Mia Bailey doesn’t want to attend her sentencing for killing parents in Washington City

Her attorney says the 30-year-old fears appearing in court would “likely lead to a mental breakdown” and affect her sentencing.
(St. George News | Pool) Mia Bailey appears for a hearing in Fifth District Court in St. George, Wednesday, July 10, 2024.
Mia Bailey, who has pleaded guilty and mentally ill to murdering her parents last year, is asking to skip her sentencing hearing Friday.
Bailey, 30, previously sent a handwritten note to 5th District Court Judge Keith Barnes asking him to bar the media from her sentencing, a request he did not take action on.
Now, she “is very concerned” that attending in person herself, a Thursday filing said, “will very likely lead to a mental breakdown with accompanying inappropriate outbursts in court which has the possibility of negatively impact[ing] her sentence.”
Last month, Bailey admitted in plea documents that she “intentionally” shot and killed her parents, Gail and Joseph Bailey, and attempted to shoot her brother in the family’s Washington City home in June 2024. Gail Bailey was 69 and Joseph Bailey was 70.
According to her defense attorney, Bailey recently read the presentencing investigation in her case. The reports — which are prepared by Adult Probation and Parole for judges and filed under seal — recount a defendant’s background, crime and any statements victims want to provide.
Bailey contacted him the next day, attorney Ryan D. Stout wrote to the court, to ask him to seek permission for her to be sentenced without being present, with him in court to represent her interests and read a statement from her. She has a history of “meltdowns” during “high stress or unfamiliar scenarios,” he explained.
With the request being filed Thursday, Stout wrote that he recognized that the judge was not likely to rule on it before Bailey was transported from Purgatory Correctional Facility in Hurricane Friday morning.
Bailey “is prepared to address this request in court, in person, and waive her right to be present at sentencing,” Stout wrote.
She pleaded guilty and mentally ill last month to three charges: Two counts of aggravated murder and a charge of aggravated assault. In exchange for her pleas, prosecutors dismissed a half dozen other felonies.

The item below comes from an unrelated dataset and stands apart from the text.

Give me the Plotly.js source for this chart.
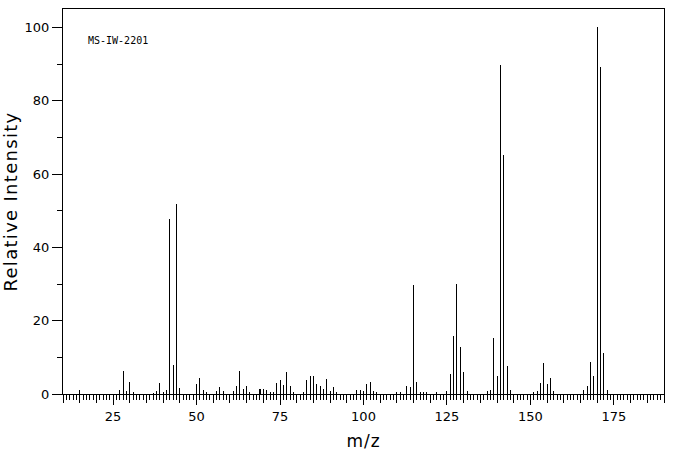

She faces a sentence of 25-year-to-life on each of the two murder charges, and up to five years in prison for the assault. Barnes may decide Friday whether she will serve these three prison terms one after the other, or whether she will serve some or all of them at the same time.
Utah has indeterminate sentencing, so it will be up to the state’s parole board to ultimately decide how long Bailey spends incarcerated.
Bailey’s brother, identified as C.B., fled to a neighbor’s home and called 911 on on June 18, 2024, reporting that he believed that his parents had been shot, Washington City police officer Josh Janda said in an affidavit of probable cause for charges. The brother and his wife told officers that they heard his parents “yell at Mia to get out of their home” before they heard gunshots.
She then went to her brother’s bedroom and fired through the locked door but did not hit him, the affidavit said.
Bailey left before police arrived but was spotted and arrested the next day in St. George, and told officers “she had had a falling out with both of her parents and her brother who resided in that home,” Janda said. She said she went to the house “with the intent to kill her parents,” did not feel remorse, and stated, “I would do it again. I hate them,” the affidavit said.
Family members told law enforcement that they were afraid of Bailey, Janda said. Months earlier, in July 2023, court records show, her brother sought a protective order against her. By October 2023, KSL reported, they had reached a “personal conduct agreement” and the brother’s attorney asked to dismiss the case without prejudice, which meant it could be refiled.
In a separate case, she faces two third-degree felony counts of assault by a prisoner, for allegedly striking one staff member in the face and kicking another in the knee on Oct. 28, 2024, at the Purgatory Correctional Facility.
Aggravated murder charges carry a possible death penalty but the Washington County Attorney’s Office announced early in the prosecution that it would not seek that sentence.